Melbourne’s Early Fire Brigades: Part 2
Below is an exert from the story of Mr J. T. Wilkins upon his retirement as a fireman in 1940.
Richmond City Fire Brigade.
The original Richmond Fire Brigade was established around 1852, being one of the oldest in the Melbourne district. It received its first engine (water pump) and ‘appurtenances’ in 1855 from insurance companies. In 1865 it was reported that there was both an old and new brigade. Five years later in 1870 the Volunteers (the old) were disbanded due to council interference . In 1871 the ‘new’ brigade organised by the council managed to put out a fire in St Stephen’s Church without spoiling the recently purchased organ! However, this brigade did not last long and in 1872 there was a “newly formed” Richmond Fire Brigade. In 1874 this consisted of 12 paid firemen. As they were paid per fire attended, coincidentally there seemed to be an increase in the number of fires!

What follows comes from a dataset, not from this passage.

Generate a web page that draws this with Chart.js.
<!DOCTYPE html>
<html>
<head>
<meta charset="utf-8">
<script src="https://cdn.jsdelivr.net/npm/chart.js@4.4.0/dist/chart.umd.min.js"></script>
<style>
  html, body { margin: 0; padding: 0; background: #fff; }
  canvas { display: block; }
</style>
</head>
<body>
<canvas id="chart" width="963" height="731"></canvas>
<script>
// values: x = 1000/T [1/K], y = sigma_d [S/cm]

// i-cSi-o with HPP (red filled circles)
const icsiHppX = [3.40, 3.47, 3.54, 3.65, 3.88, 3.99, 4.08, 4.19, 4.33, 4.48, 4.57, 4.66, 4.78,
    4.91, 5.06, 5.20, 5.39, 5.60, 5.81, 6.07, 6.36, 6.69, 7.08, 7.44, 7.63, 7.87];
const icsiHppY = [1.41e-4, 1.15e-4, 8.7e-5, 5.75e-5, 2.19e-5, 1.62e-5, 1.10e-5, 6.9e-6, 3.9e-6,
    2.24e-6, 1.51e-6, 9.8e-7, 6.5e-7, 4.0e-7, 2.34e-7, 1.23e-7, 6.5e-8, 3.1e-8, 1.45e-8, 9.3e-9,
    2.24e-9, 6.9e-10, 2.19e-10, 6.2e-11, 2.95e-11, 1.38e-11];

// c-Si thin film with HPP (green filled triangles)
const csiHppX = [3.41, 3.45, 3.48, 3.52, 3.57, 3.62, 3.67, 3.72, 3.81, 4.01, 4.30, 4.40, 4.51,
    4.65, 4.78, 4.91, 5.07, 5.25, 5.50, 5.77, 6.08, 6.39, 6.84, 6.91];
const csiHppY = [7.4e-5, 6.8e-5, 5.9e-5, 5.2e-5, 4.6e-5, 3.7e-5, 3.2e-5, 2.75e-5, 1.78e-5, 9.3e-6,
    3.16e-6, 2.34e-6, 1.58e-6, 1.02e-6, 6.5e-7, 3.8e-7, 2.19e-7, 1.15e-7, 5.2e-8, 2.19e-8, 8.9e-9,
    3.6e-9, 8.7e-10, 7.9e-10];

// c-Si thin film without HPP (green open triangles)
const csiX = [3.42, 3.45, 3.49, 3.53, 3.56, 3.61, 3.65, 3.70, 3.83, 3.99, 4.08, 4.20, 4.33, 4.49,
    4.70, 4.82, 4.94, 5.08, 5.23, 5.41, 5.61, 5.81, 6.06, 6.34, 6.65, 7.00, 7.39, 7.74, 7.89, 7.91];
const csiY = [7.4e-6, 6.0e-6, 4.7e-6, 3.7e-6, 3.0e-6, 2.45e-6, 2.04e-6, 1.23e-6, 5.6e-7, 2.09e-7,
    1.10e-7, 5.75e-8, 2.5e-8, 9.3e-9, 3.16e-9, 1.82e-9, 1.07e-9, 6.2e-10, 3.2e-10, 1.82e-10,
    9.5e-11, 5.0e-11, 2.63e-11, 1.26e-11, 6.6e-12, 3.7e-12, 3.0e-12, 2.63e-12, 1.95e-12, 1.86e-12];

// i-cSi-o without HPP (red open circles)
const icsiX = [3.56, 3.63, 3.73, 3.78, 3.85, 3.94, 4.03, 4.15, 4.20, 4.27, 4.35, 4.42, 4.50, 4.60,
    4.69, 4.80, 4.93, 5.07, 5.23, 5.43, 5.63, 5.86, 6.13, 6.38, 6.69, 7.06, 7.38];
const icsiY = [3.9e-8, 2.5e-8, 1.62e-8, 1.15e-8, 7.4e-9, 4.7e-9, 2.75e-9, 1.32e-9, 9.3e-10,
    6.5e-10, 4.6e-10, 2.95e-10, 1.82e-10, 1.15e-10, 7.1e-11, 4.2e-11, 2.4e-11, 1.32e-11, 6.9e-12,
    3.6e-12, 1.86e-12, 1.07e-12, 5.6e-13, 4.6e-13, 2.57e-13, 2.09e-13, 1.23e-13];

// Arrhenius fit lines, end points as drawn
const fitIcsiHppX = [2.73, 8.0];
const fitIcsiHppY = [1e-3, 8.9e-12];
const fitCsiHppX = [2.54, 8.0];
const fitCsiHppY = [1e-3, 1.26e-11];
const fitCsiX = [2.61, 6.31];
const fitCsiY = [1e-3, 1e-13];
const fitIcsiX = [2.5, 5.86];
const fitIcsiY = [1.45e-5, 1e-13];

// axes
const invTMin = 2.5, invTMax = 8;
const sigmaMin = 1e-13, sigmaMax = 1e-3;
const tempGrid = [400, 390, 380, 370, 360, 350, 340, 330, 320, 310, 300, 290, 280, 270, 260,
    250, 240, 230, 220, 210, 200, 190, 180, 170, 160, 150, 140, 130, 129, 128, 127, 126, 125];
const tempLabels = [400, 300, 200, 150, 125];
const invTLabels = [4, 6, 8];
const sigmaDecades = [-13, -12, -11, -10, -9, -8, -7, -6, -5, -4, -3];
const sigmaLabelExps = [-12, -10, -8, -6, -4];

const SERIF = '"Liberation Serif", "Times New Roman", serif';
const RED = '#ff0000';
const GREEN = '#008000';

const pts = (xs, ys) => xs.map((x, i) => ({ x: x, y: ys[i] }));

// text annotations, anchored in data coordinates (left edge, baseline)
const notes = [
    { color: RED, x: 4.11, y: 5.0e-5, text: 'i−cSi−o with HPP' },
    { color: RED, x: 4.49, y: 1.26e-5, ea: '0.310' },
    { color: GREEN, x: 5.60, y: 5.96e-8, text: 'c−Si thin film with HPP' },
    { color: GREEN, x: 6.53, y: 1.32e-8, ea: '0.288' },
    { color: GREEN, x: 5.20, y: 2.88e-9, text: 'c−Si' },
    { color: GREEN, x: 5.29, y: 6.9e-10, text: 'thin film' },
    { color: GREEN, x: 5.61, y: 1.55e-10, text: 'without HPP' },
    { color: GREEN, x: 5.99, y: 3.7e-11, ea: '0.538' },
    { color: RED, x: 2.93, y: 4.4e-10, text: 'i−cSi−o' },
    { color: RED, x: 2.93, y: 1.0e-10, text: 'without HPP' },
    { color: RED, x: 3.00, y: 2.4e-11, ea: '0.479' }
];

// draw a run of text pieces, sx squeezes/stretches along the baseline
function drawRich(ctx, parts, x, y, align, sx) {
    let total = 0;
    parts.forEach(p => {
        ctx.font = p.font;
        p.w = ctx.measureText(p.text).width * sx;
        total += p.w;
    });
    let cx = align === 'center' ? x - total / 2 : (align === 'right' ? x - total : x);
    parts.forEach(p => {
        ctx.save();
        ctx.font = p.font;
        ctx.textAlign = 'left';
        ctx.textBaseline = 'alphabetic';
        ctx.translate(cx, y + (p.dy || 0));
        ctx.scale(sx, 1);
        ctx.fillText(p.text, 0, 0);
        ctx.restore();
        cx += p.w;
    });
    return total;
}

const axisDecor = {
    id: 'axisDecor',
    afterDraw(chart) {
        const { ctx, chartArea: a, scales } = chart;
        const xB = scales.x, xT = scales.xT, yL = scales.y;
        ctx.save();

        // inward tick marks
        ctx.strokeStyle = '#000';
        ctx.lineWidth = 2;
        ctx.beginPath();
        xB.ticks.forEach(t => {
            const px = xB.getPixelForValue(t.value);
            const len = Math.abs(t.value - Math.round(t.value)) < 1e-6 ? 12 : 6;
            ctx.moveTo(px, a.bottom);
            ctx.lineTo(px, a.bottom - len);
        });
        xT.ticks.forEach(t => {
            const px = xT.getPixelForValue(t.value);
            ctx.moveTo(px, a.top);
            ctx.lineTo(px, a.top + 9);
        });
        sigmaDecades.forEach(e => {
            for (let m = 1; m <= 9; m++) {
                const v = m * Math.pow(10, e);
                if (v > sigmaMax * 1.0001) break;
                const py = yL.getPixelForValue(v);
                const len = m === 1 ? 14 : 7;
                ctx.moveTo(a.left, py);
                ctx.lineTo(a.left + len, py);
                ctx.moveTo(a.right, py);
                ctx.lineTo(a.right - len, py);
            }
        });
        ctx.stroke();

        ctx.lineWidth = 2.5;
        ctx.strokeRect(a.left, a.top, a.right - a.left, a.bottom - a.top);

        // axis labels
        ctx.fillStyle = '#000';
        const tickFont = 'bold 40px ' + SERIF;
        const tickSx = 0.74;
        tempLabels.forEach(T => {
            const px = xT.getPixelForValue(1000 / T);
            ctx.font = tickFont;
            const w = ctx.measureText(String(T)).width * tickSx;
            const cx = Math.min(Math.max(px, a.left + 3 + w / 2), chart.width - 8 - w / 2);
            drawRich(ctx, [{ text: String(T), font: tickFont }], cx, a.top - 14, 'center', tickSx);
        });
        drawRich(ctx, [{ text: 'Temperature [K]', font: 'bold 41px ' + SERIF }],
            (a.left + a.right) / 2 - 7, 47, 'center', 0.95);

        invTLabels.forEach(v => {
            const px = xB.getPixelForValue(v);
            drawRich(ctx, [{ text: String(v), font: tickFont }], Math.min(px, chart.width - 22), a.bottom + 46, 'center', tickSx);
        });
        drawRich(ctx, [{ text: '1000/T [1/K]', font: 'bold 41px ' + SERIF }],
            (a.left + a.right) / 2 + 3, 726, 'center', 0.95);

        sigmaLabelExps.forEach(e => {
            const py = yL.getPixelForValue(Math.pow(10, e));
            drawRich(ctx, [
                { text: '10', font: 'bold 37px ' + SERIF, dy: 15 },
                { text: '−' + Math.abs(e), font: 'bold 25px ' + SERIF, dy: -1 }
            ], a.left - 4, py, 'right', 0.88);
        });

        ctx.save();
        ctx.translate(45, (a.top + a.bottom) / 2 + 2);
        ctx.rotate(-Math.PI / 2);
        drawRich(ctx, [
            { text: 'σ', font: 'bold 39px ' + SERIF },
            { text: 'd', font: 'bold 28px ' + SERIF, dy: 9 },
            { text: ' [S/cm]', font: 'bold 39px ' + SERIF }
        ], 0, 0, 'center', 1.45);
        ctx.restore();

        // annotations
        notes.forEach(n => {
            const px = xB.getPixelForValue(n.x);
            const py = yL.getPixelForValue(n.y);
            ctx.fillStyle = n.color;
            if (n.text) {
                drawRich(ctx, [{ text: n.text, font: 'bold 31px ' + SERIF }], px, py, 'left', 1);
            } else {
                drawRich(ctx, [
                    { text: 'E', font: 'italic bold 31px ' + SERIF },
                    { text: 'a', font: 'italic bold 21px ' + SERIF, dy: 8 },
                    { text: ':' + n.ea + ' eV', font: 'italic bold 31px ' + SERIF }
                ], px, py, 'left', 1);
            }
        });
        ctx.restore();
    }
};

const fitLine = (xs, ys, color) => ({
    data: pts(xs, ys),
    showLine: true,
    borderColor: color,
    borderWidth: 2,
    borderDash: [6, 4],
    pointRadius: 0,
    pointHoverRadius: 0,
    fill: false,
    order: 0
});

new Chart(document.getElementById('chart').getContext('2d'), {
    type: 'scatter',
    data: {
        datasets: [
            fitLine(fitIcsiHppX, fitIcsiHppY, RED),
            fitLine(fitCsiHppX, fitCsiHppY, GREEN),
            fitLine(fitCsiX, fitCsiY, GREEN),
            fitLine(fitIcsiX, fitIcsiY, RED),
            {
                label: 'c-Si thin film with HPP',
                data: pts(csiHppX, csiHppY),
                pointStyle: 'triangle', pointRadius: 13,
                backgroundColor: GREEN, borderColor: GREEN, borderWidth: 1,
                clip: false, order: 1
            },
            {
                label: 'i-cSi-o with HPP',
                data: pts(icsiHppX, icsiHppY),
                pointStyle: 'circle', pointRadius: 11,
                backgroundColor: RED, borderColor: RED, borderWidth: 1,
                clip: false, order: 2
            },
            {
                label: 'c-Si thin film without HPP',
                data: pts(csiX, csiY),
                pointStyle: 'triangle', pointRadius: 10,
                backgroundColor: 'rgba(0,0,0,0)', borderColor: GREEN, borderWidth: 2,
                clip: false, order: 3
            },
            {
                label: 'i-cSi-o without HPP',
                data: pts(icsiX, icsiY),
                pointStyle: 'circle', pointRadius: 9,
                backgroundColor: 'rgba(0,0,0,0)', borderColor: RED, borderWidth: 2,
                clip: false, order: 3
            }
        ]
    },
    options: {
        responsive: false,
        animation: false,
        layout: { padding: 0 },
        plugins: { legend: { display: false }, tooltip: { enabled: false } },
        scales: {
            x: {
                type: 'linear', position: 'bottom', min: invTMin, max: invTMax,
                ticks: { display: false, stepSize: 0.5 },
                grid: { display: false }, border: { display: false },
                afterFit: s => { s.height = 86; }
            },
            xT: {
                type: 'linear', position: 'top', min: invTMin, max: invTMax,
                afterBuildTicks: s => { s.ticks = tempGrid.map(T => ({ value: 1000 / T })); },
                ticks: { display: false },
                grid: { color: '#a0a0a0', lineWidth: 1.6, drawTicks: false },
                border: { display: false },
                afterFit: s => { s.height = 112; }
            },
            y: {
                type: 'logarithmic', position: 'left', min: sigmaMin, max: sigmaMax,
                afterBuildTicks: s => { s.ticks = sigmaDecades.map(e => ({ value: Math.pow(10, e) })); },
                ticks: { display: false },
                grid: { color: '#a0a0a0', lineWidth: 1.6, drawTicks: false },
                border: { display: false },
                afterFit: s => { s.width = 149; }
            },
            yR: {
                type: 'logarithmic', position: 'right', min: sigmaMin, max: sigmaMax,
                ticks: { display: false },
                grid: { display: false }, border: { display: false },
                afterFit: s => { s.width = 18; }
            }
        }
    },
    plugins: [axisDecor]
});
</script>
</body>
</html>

As this was costing the council a lot of money, the council changed the brigade to be partly staffed by volunteers. The number of fires dropped off! However, there was resentment from the volunteers that they were not being paid as were their professional colleagues. Therefore the brigade was re-reformed as volunteer only.
In 1883 the Richmond City Fire Brigade was first mentioned, operating along with the Richmond Volunteer Fire Brigade. I’m not sure if the volunteer unit existed after 1889, but the ‘City’ brigade existed until the formation of the MFB.